Since the grief, triggering and rage that was Monday, learning about the
verdict in the Stanford rape case, I've written and re-written this post in my head.
*A ninja edit:
I love Joe Biden!*
Like millions of other people, the emotional rollercoaster between those three kept going around and around. And I don't want to be silent about it. Not anymore.
Stanford is in my hometown. The judge that is now up for recall was elected in the county where my family still lives.
In high school, we were warned not to go to Stanford frat parties because we heard girls got raped there. We stayed away. It didn't protect us.
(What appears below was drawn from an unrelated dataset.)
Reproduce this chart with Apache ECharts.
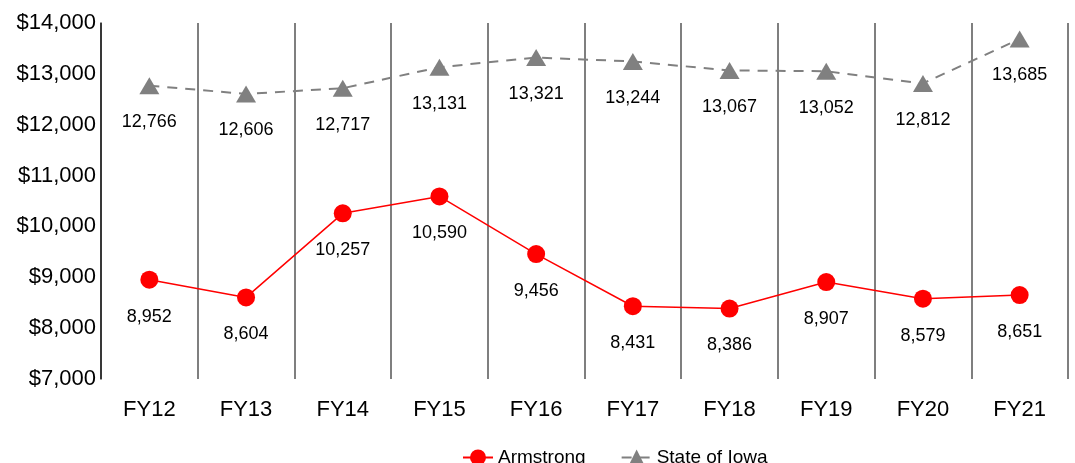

Apparently the law still can't, either.
Even after decades of feminism, of advocacy, of public awareness campaigns, it is being argued that "alcohol and promiscuity" are to blame for a violent crime.
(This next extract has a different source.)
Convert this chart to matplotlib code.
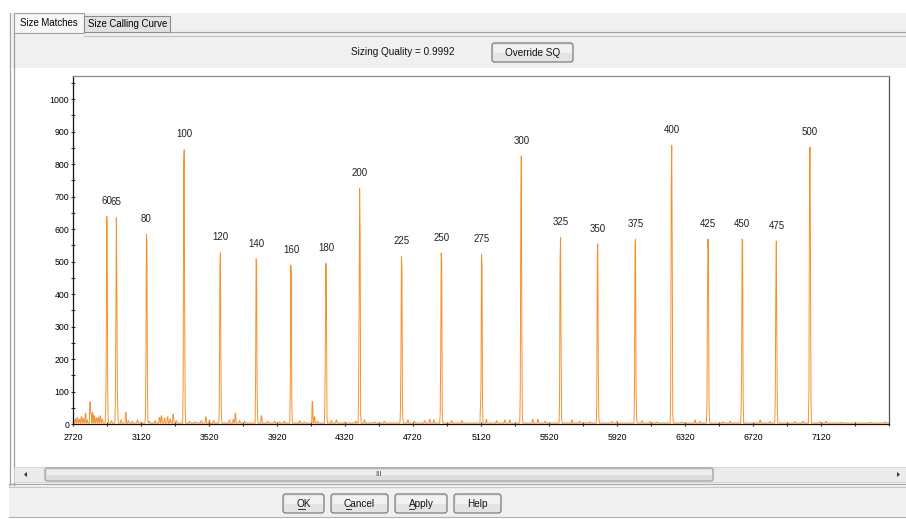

This rape culture existed in my hometown in the 1990s. Some things, apparently, don't change.
More even than the ridiculously light six month sentence are the ludicrous objections to any sentence at all by the rapist, Brock Turner, and his family. His father, it seems, is more interested in whining about him being so "depressed" that he no longer craves his favorite steak, than showing any concern whatsover about the woman he treated like a piece of meat.
This tells us what we have always heard before:
don't tell.
No one will believe you.
Your name will be dragged through the mud.
It isn't worth it.
And our internal voices told us:
just blame yourself.
Which is what so many of us have done.
The longer I am involved in advocacy, the more people come to me and disclose that too many of us - far, far to many of us - have been suffering in silence.
Brock Turner's father wrote in a letter to the judge that his son would never be the same. Turner himself complained that he had already lost two jobs because of "this." This, bucko, is the fact that you raped an unconscious woman behind a dumpster. Clearly he thought of her as trash.
Try living with PTSD for 25 years. Try burying things that happened to you when you were 14 because the handful of people you tried to talk to 1. didn't believe you (therapist), 2. couldn't handle it and changed the subject (family), 3. groped you and tried to get it on with you when you just needed a hug (male friend. Yes, really. He's a district attorney in upstate New York now.)
Try living and reliving this in your nightmares and having lifelong trust issues and only recognizing it now.
My boss said he hadn't
signed the petition to recall this judge because "it's not here, I can't vote to recall him, so I really can't do anything about it."
I disagreed. I told him what I thought: expressing outrage, protesting, sends a message around the nation and the world that this is fucking unacceptable. That no one should be afraid of coming forward because they're afraid of being humiliated. That rape is never, never the victim's fault. That it is a violent crime that should be punished like any other violent crime.
After the triggers, after the hot, angry tears all through my drive home Monday, I decided that I am not going to be silent anymore, in hopes that other people will believe it should be OK to speak up.
If you or someone you know needs help, call the National Sexual Assault Helpline at 800.656.HOPE (4673.)